Bardarbunga/Grimsvotn Volcanoes, Iceland
Report 003

Source: Helgi Torfason via GVN
Date: Date: Wed, 2 Oct 1996, 12:00

The following was received by the Smithsonian's Global Volcanism Network. This report is preliminary and subject to change as the event is studied in more detail. We will forward additional significant information as it becomes available.

Bergur Bergsson, eye witness was 13 km S of Kverkfjoll in the early morning reports: Steam 05:18 steam turned from light to dark. This is believed to indicate time of the eruption to break through the glacier. The fissure is believed to be appr. 10 km at north of Grimsvotn caldera The erupton column is at 12h 2 km over eruption site glacier rising to 6 km further north.

In the eruption 1938 not much tephra came from the eruption, but a lot of water came from Grimsvotn, making the jokulhlaup in Skeidara the largest one in the century

It is evident from eye witness and seismic information that the northern eruption site is near the watershed in Vatnajokull so some of the meltwater could travel north, to Jokulsa a Fjollum river, through Dettifoss waterfall to Axarfjordur Bay.

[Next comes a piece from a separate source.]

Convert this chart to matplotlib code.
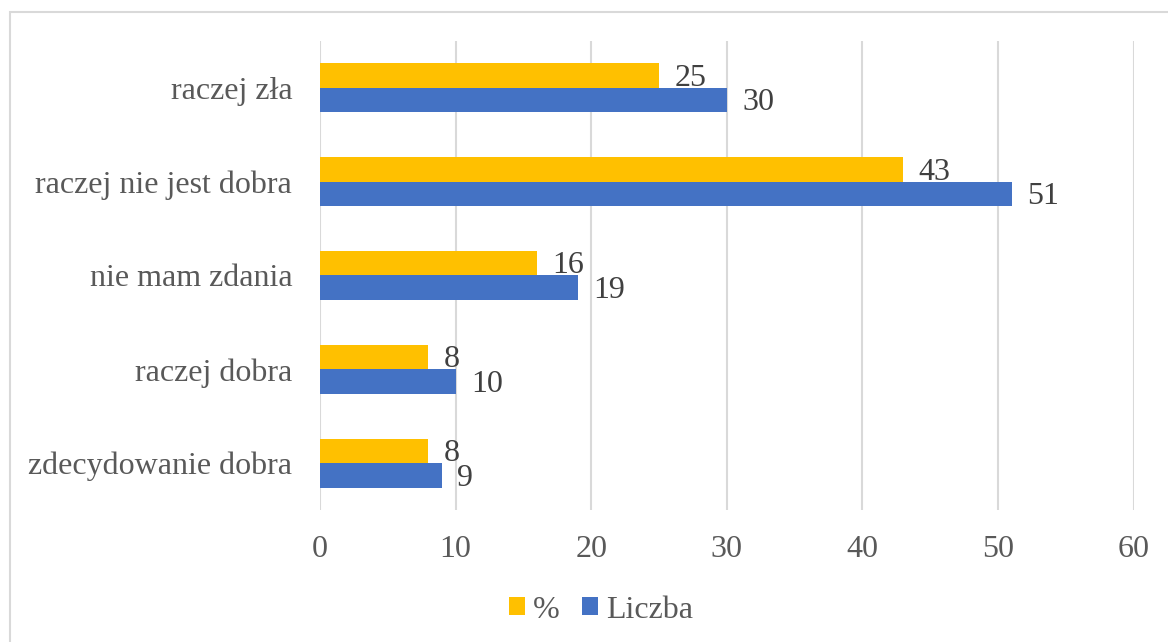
import matplotlib.pyplot as plt
import numpy as np
from matplotlib.patches import Rectangle

# Data (bottom to top, as drawn)
categories = ["zdecydowanie dobra", "raczej dobra", "nie mam zdania",
              "raczej nie jest dobra", "raczej zła"]
percent = [8, 8, 16, 43, 25]
count = [9, 10, 19, 51, 30]
xticks = [0, 10, 20, 30, 40, 50, 60]

plt.rcParams["font.family"] = ["Liberation Serif", "DejaVu Serif"]

fig = plt.figure(figsize=(11.68, 6.42), dpi=100)
ax = fig.add_axes([320 / 1168, 1 - 510 / 642, (1133.6 - 320) / 1168, 469 / 642])

# Chart border (cropped at right and bottom like the source)
fig.patches.append(Rectangle((10 / 1168, -0.05), 1.2, (642 - 12) / 642 + 0.05,
                             transform=fig.transFigure, fill=False,
                             edgecolor="#d9d9d9", linewidth=1.5))

y = np.arange(len(categories))
h = 0.262
ax.barh(y + h / 2, percent, height=h, color="#FFC000", label="%", zorder=3)
ax.barh(y - h / 2, count, height=h, color="#4472C4", label="Liczba", zorder=3)

# Data labels, just past the bar end
for yi, p, c in zip(y, percent, count):
    ax.annotate(str(p), (p, yi + h / 2), xytext=(11, -2), textcoords="offset points",
                va="center", ha="left", fontsize=23, color="#404040")
    ax.annotate(str(c), (c, yi - h / 2), xytext=(11, -2), textcoords="offset points",
                va="center", ha="left", fontsize=23, color="#404040")

ax.set_xlim(0, 60)
ax.set_ylim(-0.5, 4.5)
ax.set_xticks(xticks)
ax.set_yticks(y)
ax.set_yticklabels(categories)
ax.tick_params(axis="both", length=0, labelsize=23, labelcolor="#595959")
ax.tick_params(axis="x", pad=18)
ax.tick_params(axis="y", pad=20)
ax.grid(axis="x", color="#d9d9d9", linewidth=1.5, zorder=0)
for s in ax.spines.values():
    s.set_visible(False)

fig.legend(loc="center", bbox_to_anchor=(601 / 1168, 1 - 610 / 642), ncol=2,
           frameon=False, fontsize=23, labelcolor="#595959",
           handlelength=0.5, handleheight=0.5, handletextpad=0.25, columnspacing=0.7)

fig.savefig("out.png", dpi=100)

Wind blows ash from E Asarfjord to Skagafjordur. Later ash is predicted to be blown to N and then to S. Next 24 hours ash can be distributed all around the country if the eruption continues.

At Bardardalur N Iceland, very small tephra was falling at 12:00 and no marked increase at 15:00.

Warning been issued to farmers that fluor can be hazardous to sheep and cattle, in areas where ash is falling.

At 15:00 hrs. the activity seems to have increased in the last hours. This is evident as at At Bardarbunga more earthquakes activity has been for the last hours. It is possible that some eruption might start there, but this is to early to forcast. Bardarbuna is the a high area in W Vatnajokull reching 2000 m altitude. In early afternoon there is a cloud cover over the eruption site so direct observation is not possible, interpretation is mainly from seismic sources. Ashfall is very small or none yet in inhabited areas.